L’infanticida Maria Farrar inaugura il nuovo “Ridottino”

TRIESTE Germania anni Venti, nel carcere di Meissen l’infanticida Maria Farrar, una giovane e sgraziata servetta che ha subìto violenza, rea di aver commesso il peggiore dei crimini, è uccisa dalle altre detenute. Alla protagonista dell’efferato fatto di sangue Bertold Brecht dedica nel 1927 una delle sue più toccanti e allo stesso tempo crude poesie.
In cui, verso dopo verso, dalla voce di “Maria Farrar, nata in aprile, senza segni particolari, minorenne, rachitica e orfana’, srotola con freddo ritmo da interrogatorio la notte che vede la giovane donna partorire e poi sopprimere l’indesiderata creatura in una gelida latrina.
Alla rigida società tedesca che alla sventurata non concede alcuna attenuante, Brecht risponde con gli empatici versi: «Voi, che partorite comode in un letto e il vostro grembo chiamate “benedetto”, contro i deboli o i reietti non scagliate l’anatema. Fu grande il suo peccato, ma grande la sua pena. Di grazia, quindi, non vogliate sdegnarvi: ogni creatura ha bisogno dell’aiuto degli altri».
A inaugurare questa sera alle 21 il “Ridottino” del teatro Miela, la nuova sala con 50 posti cucita ad hoc per spettacoli adatti a un ascolto e a una dimensione raccolta, la pièce “La Maria Farrar” di Manlio Marinelli, rilettura in chiave mediterraneo-barocca dell’opera brechtiana, ambientata in una metropoli italiana dei giorni nostri.
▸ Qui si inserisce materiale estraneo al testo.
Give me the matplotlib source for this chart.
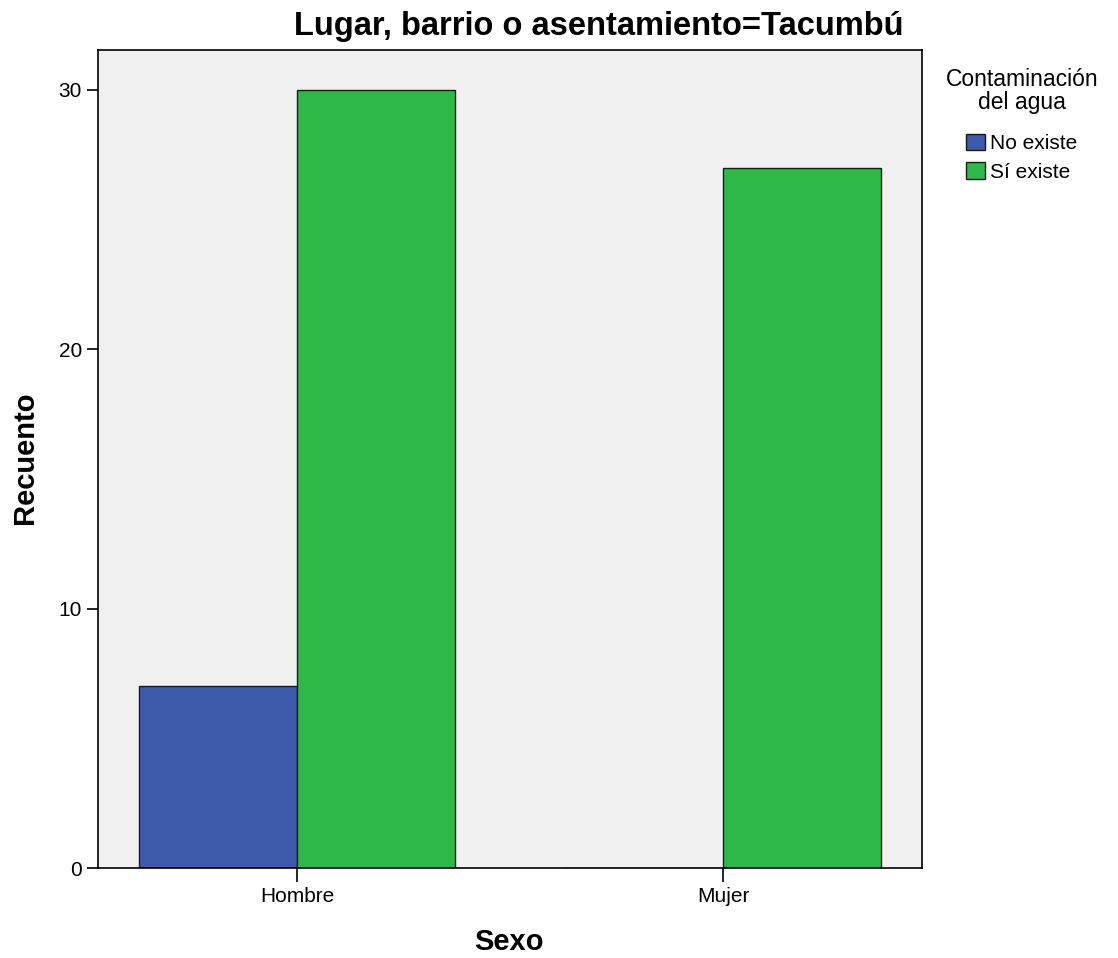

A dare voce e fisicità alla Maria contemporanea, l’attrice triestina Sara Alzetta, che nella performance infonde una variegata nuance emotiva della breve vita da emarginata della giovane donna.
Anzi, le voci, poiché lo spettacolo - che rientra nella rassegna di prosa On/Off e andrà in replica con lo stesso orario anche domani alle 16 e mercoledì alle 19 - per una sola attrice, in verità, oltre a quella della protagonista, porta in scena una ricca tavolozza di personaggi, interpretati dalla carismatica Alzetta, che ne colora le identità con le cadenze regionali.
C’è quindi la versione terzo millennio dell’infanticida Maria, che nella rilettura firmata da Marinelli diventa una ragazza del proletariato torinese, ma dal copione affiorano anche un prete dalla cantilena veneta, una Madonna con inflessione modenese e persino un sorcio dalla caratteristica parlata romanesca.
Uno spettacolo crudo e emotivamente coinvolgente, capace di regalare a tratti momenti di tagliente tragicomicità, che mettono in risalto le grandi capacità interpretativa della Alzetta. L’attrice, che ha studiato al Piccolo di Milano e all’Accademia d’Arte drammatica Silvio D’Amico, porta nella sua città «una performance polifonica di un’ora, c’è una sola attrice, io, e una sedia. Da un paio d’anni replico questo spettacolo. A Palermo in due diverse stagioni, poiché la prima era andata molto bene».
Due sceneggiature per raccontare la sventurata vita di un’infanticida, senza dimenticare il messaggio fondamentale, vale a dire il valore dell’empatia contrapposto al giudizio a priori. Ovvero che «ogni creatura ha bisogno dell’aiuto degli altri», come conclude nella sua poesia Bertold Brecht.